— WHAT TO DO —
Without the pictures, print the lines running from the beginning of the material to the line containing "end angle=335, radius=23pt];", both ends included.

— SUPPLIED MATERIAL —
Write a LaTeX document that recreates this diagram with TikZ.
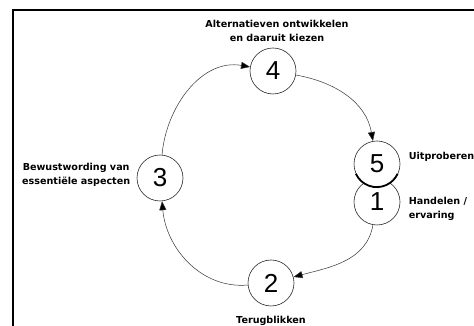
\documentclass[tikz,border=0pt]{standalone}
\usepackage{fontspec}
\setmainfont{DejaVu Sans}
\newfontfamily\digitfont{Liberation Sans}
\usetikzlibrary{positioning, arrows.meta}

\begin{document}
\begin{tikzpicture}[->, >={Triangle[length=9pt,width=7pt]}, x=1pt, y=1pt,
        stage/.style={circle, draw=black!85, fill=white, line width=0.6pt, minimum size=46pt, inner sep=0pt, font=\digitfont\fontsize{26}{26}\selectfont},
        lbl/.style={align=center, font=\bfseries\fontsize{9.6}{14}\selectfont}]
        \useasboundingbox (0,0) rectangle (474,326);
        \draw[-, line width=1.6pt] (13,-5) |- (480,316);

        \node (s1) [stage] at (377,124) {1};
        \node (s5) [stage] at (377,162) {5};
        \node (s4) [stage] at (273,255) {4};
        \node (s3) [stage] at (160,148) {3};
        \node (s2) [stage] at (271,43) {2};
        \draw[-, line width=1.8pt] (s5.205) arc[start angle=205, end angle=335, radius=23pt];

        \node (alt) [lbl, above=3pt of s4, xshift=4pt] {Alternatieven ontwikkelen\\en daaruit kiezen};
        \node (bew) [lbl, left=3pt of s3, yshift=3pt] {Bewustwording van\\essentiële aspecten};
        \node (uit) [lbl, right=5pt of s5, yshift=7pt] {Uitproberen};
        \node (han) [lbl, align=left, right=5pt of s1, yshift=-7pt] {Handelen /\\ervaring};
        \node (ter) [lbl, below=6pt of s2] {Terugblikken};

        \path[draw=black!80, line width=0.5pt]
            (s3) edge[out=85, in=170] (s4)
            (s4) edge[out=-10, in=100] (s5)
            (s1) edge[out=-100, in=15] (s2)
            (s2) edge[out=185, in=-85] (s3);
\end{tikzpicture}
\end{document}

— WRITTEN ANSWER —
Write a LaTeX document that recreates this diagram with TikZ.
\documentclass[tikz,border=0pt]{standalone}
\usepackage{fontspec}
\setmainfont{DejaVu Sans}
\newfontfamily\digitfont{Liberation Sans}
\usetikzlibrary{positioning, arrows.meta}

\begin{document}
\begin{tikzpicture}[->, >={Triangle[length=9pt,width=7pt]}, x=1pt, y=1pt,
        stage/.style={circle, draw=black!85, fill=white, line width=0.6pt, minimum size=46pt, inner sep=0pt, font=\digitfont\fontsize{26}{26}\selectfont},
        lbl/.style={align=center, font=\bfseries\fontsize{9.6}{14}\selectfont}]
        \useasboundingbox (0,0) rectangle (474,326);
        \draw[-, line width=1.6pt] (13,-5) |- (480,316);

        \node (s1) [stage] at (377,124) {1};
        \node (s5) [stage] at (377,162) {5};
        \node (s4) [stage] at (273,255) {4};
        \node (s3) [stage] at (160,148) {3};
        \node (s2) [stage] at (271,43) {2};
        \draw[-, line width=1.8pt] (s5.205) arc[start angle=205, end angle=335, radius=23pt];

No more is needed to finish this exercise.